Aim – Copy nothing but the text: reproduce each line of the listing exactly and leave the pictures out.

Collected material –
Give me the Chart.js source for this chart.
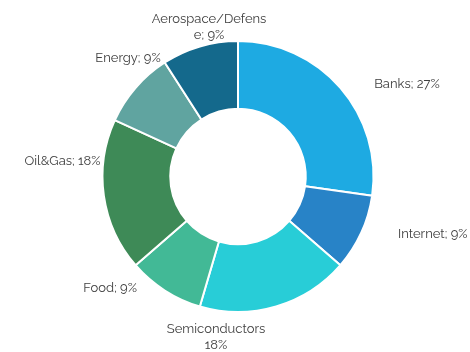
<!DOCTYPE html>
<html>
<head>
<meta charset="utf-8">
<script src="https://cdn.jsdelivr.net/npm/chart.js@4/dist/chart.umd.min.js"></script>
<style>
    html, body { margin: 0; padding: 0; background: #fff; }
</style>
</head>
<body>
<canvas id="chart" width="470" height="352"></canvas>
<script>
const sectors = ['Banks', 'Internet', 'Semiconductors', 'Food', 'Oil&Gas', 'Energy', 'Aerospace/Defense'];
const weights = [27, 9, 18, 9, 18, 9, 9];
const sliceColors = [
    'rgb(30, 170, 226)',
    'rgb(40, 131, 199)',
    'rgb(40, 205, 215)',
    'rgb(66, 185, 150)',
    'rgb(62, 138, 87)',
    'rgb(96, 164, 160)',
    'rgb(20, 105, 140)',
];

// label spots: degrees clockwise from 12 o'clock, distance as a multiple of the outer radius
const labelSpots = [
    [61.4, 1.42],
    [106.6, 1.5],
    [187.8, 1.195],
    [229, 1.25],
    [275, 1.3],
    [317, 1.19],
    [349, 1.12],
];

const LABEL_FONT = '13px Raleway, Lato, sans-serif';

// split a "name; value" label when it is too wide
function wrapLabel(ctx, text, maxW) {
    if (ctx.measureText(text).width <= maxW) return [text];
    const cut = text.indexOf('; ');
    const head = text.slice(0, cut);
    if (ctx.measureText(head).width <= maxW) return [head, text.slice(cut + 2)];
    let n = head.length;
    while (n > 1 && ctx.measureText(text.slice(0, n)).width > maxW) n--;
    return [text.slice(0, n), text.slice(n)];
}

const outsideLabels = {
    id: 'outsideLabels',
    afterDatasetsDraw(chart) {
        const ctx = chart.ctx;
        const meta = chart.getDatasetMeta(0);
        ctx.save();
        ctx.font = LABEL_FONT;
        ctx.fillStyle = '#404040';
        ctx.textAlign = 'center';
        ctx.textBaseline = 'middle';
        meta.data.forEach((arc, i) => {
            const lines = wrapLabel(ctx, sectors[i] + '; ' + weights[i] + '%', 119);
            const [deg, k] = labelSpots[i];
            const a = deg * Math.PI / 180;
            const r = arc.outerRadius * k;
            const cx = arc.x + Math.sin(a) * r;
            const cy = arc.y - Math.cos(a) * r;
            const lh = 16;
            lines.forEach((line, j) => {
                ctx.fillText(line, cx, cy + (j - (lines.length - 1) / 2) * lh);
            });
        });
        ctx.restore();
    }
};

const chart = new Chart(document.getElementById('chart'), {
    type: 'doughnut',
    data: {
        labels: sectors,
        datasets: [{
            data: weights,
            backgroundColor: sliceColors,
            borderColor: '#fff',
            borderWidth: 2,
        }]
    },
    options: {
        responsive: false,
        animation: false,
        cutout: '50%',
        layout: {
            padding: { left: 100, right: 94, top: 40, bottom: 39 }
        },
        plugins: {
            legend: { display: false },
            tooltip: { enabled: false }
        }
    },
    plugins: [outsideLabels]
});
</script>
</body>
</html>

Exercise solution –
Give me the Chart.js source for this chart.
<!DOCTYPE html>
<html>
<head>
<meta charset="utf-8">
<script src="https://cdn.jsdelivr.net/npm/chart.js@4/dist/chart.umd.min.js"></script>
<style>
    html, body { margin: 0; padding: 0; background: #fff; }
</style>
</head>
<body>
<canvas id="chart" width="470" height="352"></canvas>
<script>
const sectors = ['Banks', 'Internet', 'Semiconductors', 'Food', 'Oil&Gas', 'Energy', 'Aerospace/Defense'];
const weights = [27, 9, 18, 9, 18, 9, 9];
const sliceColors = [
    'rgb(30, 170, 226)',
    'rgb(40, 131, 199)',
    'rgb(40, 205, 215)',
    'rgb(66, 185, 150)',
    'rgb(62, 138, 87)',
    'rgb(96, 164, 160)',
    'rgb(20, 105, 140)',
];

// label spots: degrees clockwise from 12 o'clock, distance as a multiple of the outer radius
const labelSpots = [
    [61.4, 1.42],
    [106.6, 1.5],
    [187.8, 1.195],
    [229, 1.25],
    [275, 1.3],
    [317, 1.19],
    [349, 1.12],
];

const LABEL_FONT = '13px Raleway, Lato, sans-serif';

// split a "name; value" label when it is too wide
function wrapLabel(ctx, text, maxW) {
    if (ctx.measureText(text).width <= maxW) return [text];
    const cut = text.indexOf('; ');
    const head = text.slice(0, cut);
    if (ctx.measureText(head).width <= maxW) return [head, text.slice(cut + 2)];
    let n = head.length;
    while (n > 1 && ctx.measureText(text.slice(0, n)).width > maxW) n--;
    return [text.slice(0, n), text.slice(n)];
}

const outsideLabels = {
    id: 'outsideLabels',
    afterDatasetsDraw(chart) {
        const ctx = chart.ctx;
        const meta = chart.getDatasetMeta(0);
        ctx.save();
        ctx.font = LABEL_FONT;
        ctx.fillStyle = '#404040';
        ctx.textAlign = 'center';
        ctx.textBaseline = 'middle';
        meta.data.forEach((arc, i) => {
            const lines = wrapLabel(ctx, sectors[i] + '; ' + weights[i] + '%', 119);
            const [deg, k] = labelSpots[i];
            const a = deg * Math.PI / 180;
            const r = arc.outerRadius * k;
            const cx = arc.x + Math.sin(a) * r;
            const cy = arc.y - Math.cos(a) * r;
            const lh = 16;
            lines.forEach((line, j) => {
                ctx.fillText(line, cx, cy + (j - (lines.length - 1) / 2) * lh);
            });
        });
        ctx.restore();
    }
};

const chart = new Chart(document.getElementById('chart'), {
    type: 'doughnut',
    data: {
        labels: sectors,
        datasets: [{
            data: weights,
            backgroundColor: sliceColors,
            borderColor: '#fff',
            borderWidth: 2,
        }]
    },
    options: {
        responsive: false,
        animation: false,
        cutout: '50%',
        layout: {
            padding: { left: 100, right: 94, top: 40, bottom: 39 }
        },
        plugins: {
            legend: { display: false },
            tooltip: { enabled: false }
        }
    },
    plugins: [outsideLabels]
});
</script>
</body>
</html>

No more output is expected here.